Had anything been known about these covert operations there would most certainly have been objections that the non-attributable information being circulated was calculated to deceive the public and, in some cases, "journalists and other opinion formers."

In an interview with Lyn Smith, sometime in the 1970s, Mayhew defended the need for secrecy as follows: "There was a large Labour majority in the House of Commons and quite a number of "fellow travellers" and people with Stalinist views inside the Labour Party. I think that had they known about IRD they would have attacked it as being contrary to Labour Party policies. So in a sense we had to keep it confidential for political reasons.

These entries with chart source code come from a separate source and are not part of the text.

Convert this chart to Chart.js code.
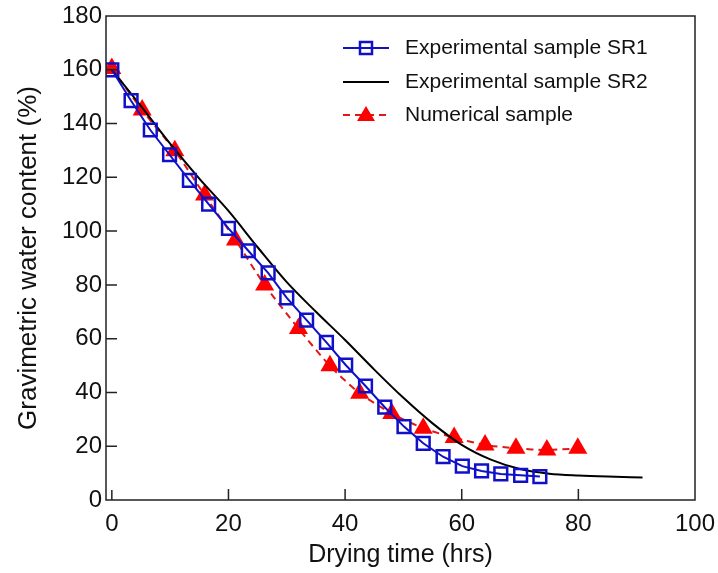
<!DOCTYPE html>
<html>
<head>
<meta charset="utf-8">
<script src="https://cdn.jsdelivr.net/npm/chart.js@4/dist/chart.umd.min.js"></script>
<style>
  html, body { margin: 0; padding: 0; background: #fff; }
</style>
</head>
<body>
<canvas id="chart" width="718" height="573"></canvas>
<script>
// data
const sr1Time = [0, 3.3, 6.6, 9.9, 13.3, 16.6, 20, 23.4, 26.8, 30, 33.4, 36.8, 40.1, 43.5, 46.8, 50.1, 53.4, 56.8, 60.1, 63.4, 66.7, 70.1, 73.4];
const sr1Water = [160, 148.5, 137.6, 128.4, 118.9, 110, 101, 92.7, 84.5, 75.2, 66.9, 58.6, 50.2, 42.4, 34.5, 27.3, 21.1, 16.1, 12.6, 10.8, 9.7, 9.2, 8.7];

const sr2Time = [0, 5, 10, 15, 20, 25, 30, 35, 40, 45, 50, 55, 60, 65, 70, 75, 80, 85, 91];
const sr2Water = [160, 146.5, 132.5, 119.5, 107.5, 94, 81, 70, 59.5, 48.5, 38, 28.5, 20.5, 15, 11.5, 9.8, 9.1, 8.7, 8.4];

const numTime = [0, 5.2, 10.8, 15.9, 21.2, 26.2, 32, 37.4, 42.5, 48, 53.4, 58.7, 64, 69.3, 74.6, 79.9];
const numWater = [160.5, 145, 129.9, 113.4, 96.7, 80, 63.8, 49.9, 39.7, 32.2, 26.7, 23.2, 20.5, 19.2, 18.6, 19.2];

const seriesNames = ["Experimental sample SR1", "Experimental sample SR2", "Numerical sample"];
const xTicks = [0, 20, 40, 60, 80, 100];
const yTicks = [0, 20, 40, 60, 80, 100, 120, 140, 160, 180];

const FONT = "'Liberation Sans', Arial, sans-serif";
const BLUE = "#1010c8";
const RED = "#ff0000";

function toPoints(xs, ys) {
  return xs.map((x, i) => ({ x: x, y: ys[i] }));
}

// frame, inward ticks and the in-plot legend
const decorations = {
  id: "decorations",
  afterDraw(chart) {
    const ctx = chart.ctx;
    const area = chart.chartArea;
    const xs = chart.scales.x;
    const ys = chart.scales.y;
    ctx.save();
    ctx.strokeStyle = "#222";
    ctx.lineWidth = 1.5;
    ctx.strokeRect(area.left, area.top, area.right - area.left, area.bottom - area.top);

    ctx.beginPath();
    xTicks.forEach((v) => {
      if (v <= 0 || v >= 100) return;
      const px = xs.getPixelForValue(v);
      ctx.moveTo(px, area.bottom);
      ctx.lineTo(px, area.bottom - 11);
    });
    const x0 = xs.getPixelForValue(0);
    ctx.moveTo(x0, area.bottom);
    ctx.lineTo(x0, area.bottom - 10);
    yTicks.forEach((v) => {
      if (v <= 0 || v >= 180) return;
      const py = ys.getPixelForValue(v);
      ctx.moveTo(area.left, py);
      ctx.lineTo(area.left + 11, py);
    });
    ctx.stroke();

    // legend
    const rows = [48, 82, 115];
    chart.data.datasets.forEach((ds, i) => {
      const y = rows[i];
      ctx.save();
      ctx.strokeStyle = ds.borderColor;
      ctx.lineWidth = 2;
      ctx.setLineDash(ds.borderDash || []);
      ctx.beginPath();
      ctx.moveTo(343, y);
      ctx.lineTo(389, y);
      ctx.stroke();
      ctx.setLineDash([]);
      if (ds.pointStyle === "rect") {
        ctx.strokeStyle = ds.pointBorderColor;
        ctx.lineWidth = 2.5;
        ctx.strokeRect(360, y - 6, 12, 12);
      } else if (ds.pointStyle === "triangle") {
        ctx.fillStyle = ds.pointBackgroundColor;
        ctx.beginPath();
        ctx.moveTo(366, y - 9);
        ctx.lineTo(375, y + 6);
        ctx.lineTo(357, y + 6);
        ctx.closePath();
        ctx.fill();
      }
      ctx.restore();
      ctx.fillStyle = "#111";
      ctx.font = "21px " + FONT;
      ctx.textBaseline = "middle";
      ctx.textAlign = "left";
      ctx.fillText(ds.label, 405, y);
    });
    ctx.restore();
  }
};

new Chart(document.getElementById("chart"), {
  type: "line",
  data: {
    datasets: [
      {
        label: seriesNames[0],
        data: toPoints(sr1Time, sr1Water),
        borderColor: BLUE,
        borderWidth: 2,
        pointStyle: "rect",
        pointRadius: 9,
        pointBorderWidth: 2.5,
        pointBorderColor: BLUE,
        pointBackgroundColor: "rgba(0,0,0,0)",
        tension: 0
      },
      {
        label: seriesNames[1],
        data: toPoints(sr2Time, sr2Water),
        borderColor: "#000",
        borderWidth: 2,
        pointRadius: 0,
        pointStyle: false,
        cubicInterpolationMode: "monotone"
      },
      {
        label: seriesNames[2],
        data: toPoints(numTime, numWater),
        borderColor: "#e01818",
        borderWidth: 2,
        borderDash: [7, 5],
        pointStyle: "triangle",
        pointRadius: 11,
        pointBorderWidth: 0,
        pointBorderColor: RED,
        pointBackgroundColor: RED,
        tension: 0.25
      }
    ]
  },
  options: {
    responsive: false,
    animation: false,
    layout: { padding: { top: 16, right: 23, left: 0, bottom: 0 } },
    plugins: { legend: { display: false }, tooltip: { enabled: false } },
    scales: {
      x: {
        type: "linear",
        min: -1,
        max: 100,
        afterBuildTicks: (s) => { s.ticks = xTicks.map((v) => ({ value: v })); },
        afterFit: (s) => { s.height = 73; s.paddingLeft = 0; s.paddingRight = 0; },
        grid: { display: false, drawTicks: false },
        border: { display: false },
        ticks: { font: { family: FONT, size: 24 }, color: "#111", padding: 10, maxRotation: 0 },
        title: {
          display: true,
          text: "Drying time (hrs)",
          font: { family: FONT, size: 25 },
          color: "#111",
          padding: { top: 0, bottom: 3 }
        }
      },
      y: {
        type: "linear",
        min: 0,
        max: 180,
        afterBuildTicks: (s) => { s.ticks = yTicks.map((v) => ({ value: v })); },
        afterFit: (s) => { s.width = 106; s.paddingTop = 0; s.paddingBottom = 0; },
        grid: { display: false, drawTicks: false },
        border: { display: false },
        ticks: { font: { family: FONT, size: 24 }, color: "#111", padding: 4 },
        title: {
          display: true,
          text: "Gravimetric water content (%)",
          font: { family: FONT, size: 26 },
          color: "#111",
          padding: { top: 13, bottom: 0 }
        }
      }
    }
  },
  plugins: [decorations]
});
</script>
</body>
</html>
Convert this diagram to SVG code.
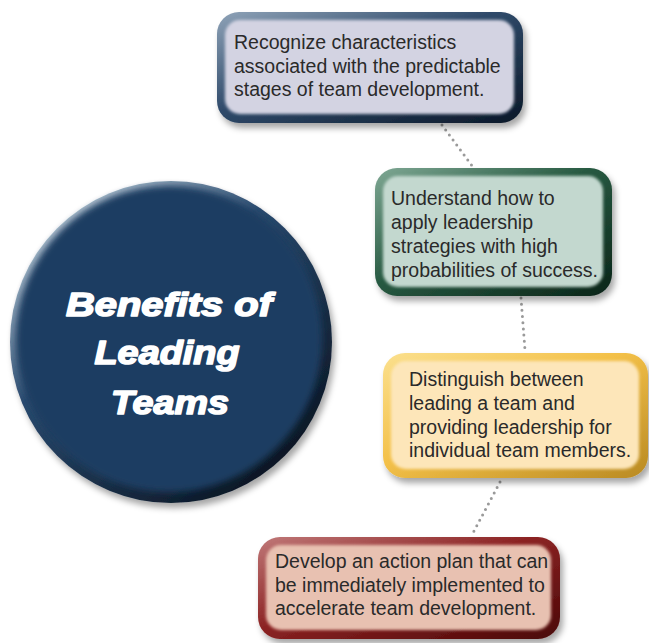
<svg xmlns="http://www.w3.org/2000/svg" width="649" height="643" viewBox="0 0 649 643">
<defs>
<style>
.t{font-family:"Liberation Sans",Arial,sans-serif;font-size:19.5px;fill:#2a2a2a}
.h{font-family:"Liberation Sans",Arial,sans-serif;font-size:33px;font-weight:bold;font-style:italic;fill:#ffffff;stroke:#ffffff;stroke-width:1.6;stroke-linejoin:round;text-anchor:middle}
.dot{fill:none;stroke:#9a9a9a;stroke-width:3;stroke-linecap:round;stroke-dasharray:0 6.2}
</style>
<filter id="sh" x="-10%" y="-10%" width="125%" height="130%">
<feDropShadow dx="3" dy="5" stdDeviation="3" flood-color="#000" flood-opacity="0.35"/>
</filter>
<filter id="soft" x="-5%" y="-5%" width="110%" height="110%">
<feGaussianBlur stdDeviation="1.6"/>
</filter>
<filter id="softc" x="-5%" y="-5%" width="110%" height="110%">
<feGaussianBlur stdDeviation="3"/>
</filter>
<linearGradient id="gNavy" x1="0" y1="0" x2="1" y2="1">
<stop offset="0" stop-color="#8fa3b8"/><stop offset="0.45" stop-color="#2f4a6a"/><stop offset="1" stop-color="#0b1828"/>
</linearGradient>
<linearGradient id="gGreen" x1="0" y1="0" x2="1" y2="1">
<stop offset="0" stop-color="#7fa894"/><stop offset="0.45" stop-color="#285a42"/><stop offset="1" stop-color="#0a2418"/>
</linearGradient>
<linearGradient id="gGold" x1="0" y1="0" x2="1" y2="1">
<stop offset="0" stop-color="#fbe08e"/><stop offset="0.45" stop-color="#f3c048"/><stop offset="1" stop-color="#b98a22"/>
</linearGradient>
<linearGradient id="gRed" x1="0" y1="0" x2="1" y2="1">
<stop offset="0" stop-color="#c07878"/><stop offset="0.45" stop-color="#8c2424"/><stop offset="1" stop-color="#4a0606"/>
</linearGradient>
<linearGradient id="gCirc" x1="0.15" y1="0.1" x2="0.85" y2="0.95">
<stop offset="0" stop-color="#b9c8d6"/><stop offset="0.35" stop-color="#2a4a6e"/><stop offset="1" stop-color="#08121e"/>
</linearGradient>
</defs>
<rect width="649" height="643" fill="#ffffff"/>

<g id="connectors">
<path class="dot" d="M442,125 L473,167"/>
<path class="dot" d="M521,298 L525,350"/>
<path class="dot" d="M500,482 L473,533"/>
</g>

<g id="hub">
<circle cx="171" cy="342" r="161" fill="url(#gCirc)" filter="url(#sh)"/>
<circle cx="169" cy="339" r="153" fill="#1f3e62" filter="url(#softc)"/>
<text class="h" x="169" y="316" textLength="206" lengthAdjust="spacingAndGlyphs">Benefits of</text>
<text class="h" x="167" y="364" textLength="145" lengthAdjust="spacingAndGlyphs">Leading</text>
<text class="h" x="170" y="414" textLength="118" lengthAdjust="spacingAndGlyphs">Teams</text>
</g>

<g id="box1">
<rect x="217" y="12" width="306" height="111" rx="22" fill="url(#gNavy)" filter="url(#sh)"/>
<rect x="225" y="20" width="289" height="94" rx="15" fill="#d3d3e2" filter="url(#soft)"/>
<text class="t" x="234" y="49">Recognize characteristics</text>
<text class="t" x="234" y="73">associated with the predictable</text>
<text class="t" x="234" y="96">stages of team development.</text>
</g>

<g id="box2">
<rect x="375" y="168" width="237" height="128" rx="22" fill="url(#gGreen)" filter="url(#sh)"/>
<rect x="383" y="176" width="220" height="111" rx="15" fill="#c3d8cf" filter="url(#soft)"/>
<text class="t" x="391" y="205">Understand how to</text>
<text class="t" x="391" y="229">apply leadership</text>
<text class="t" x="391" y="253">strategies with high</text>
<text class="t" x="391" y="277">probabilities of success.</text>
</g>

<g id="box3">
<rect x="383" y="353" width="265" height="125" rx="22" fill="url(#gGold)" filter="url(#sh)"/>
<rect x="391" y="361" width="248" height="108" rx="15" fill="#fde6b9" filter="url(#soft)"/>
<text class="t" x="409" y="386">Distinguish between</text>
<text class="t" x="409" y="410">leading a team and</text>
<text class="t" x="409" y="434">providing leadership for</text>
<text class="t" x="409" y="457">individual team members.</text>
</g>

<g id="box4">
<rect x="258" y="537" width="302" height="102" rx="22" fill="url(#gRed)" filter="url(#sh)"/>
<rect x="266" y="545" width="285" height="85" rx="15" fill="#e8c1b1" filter="url(#soft)"/>
<text class="t" x="275" y="568">Develop an action plan that can</text>
<text class="t" x="275" y="592">be immediately implemented to</text>
<text class="t" x="275" y="615">accelerate team development.</text>
</g>
</svg>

"It would not be politically dangerous now [in the 1970s] but in those days so may people made excuses for Stalin that what we were doing would have looked to them [had they known] to be contrary to the interests of peace and friendship with the Soviet Union. That was the political reason for secrecy.

"But it is difficult to make out that there was anything sinister about it. We were ahead of our time in fighting Stalinism; we were certainly taking great political risks, and quite right too. It was not underhand, unless it is underhand to brief up anti-Stalinist writers, broadcasters and trade unionists. I don't consider that underhand: it was confidential, but it wasn't underhand."

The department was curtailed in 1976 by Anthony Crosland, then Foreign Secretary, and finally closed down m May 1977 by his successor, Dr David Owen. Its activities were no longer considered appropriate in the "balmy atmosphere" of detente that was then developing on the eve of impending changes in the Soviet Union.

Students of the cold war, and of the role of social democracy in general, owe a debt of gratitude to Lyn Smith for her meticulous work in unearthing the facts of this sordid story, and to the editor of Millenium: Journal of International Studies, for publishing Lyn Smith's definitive article on the subject.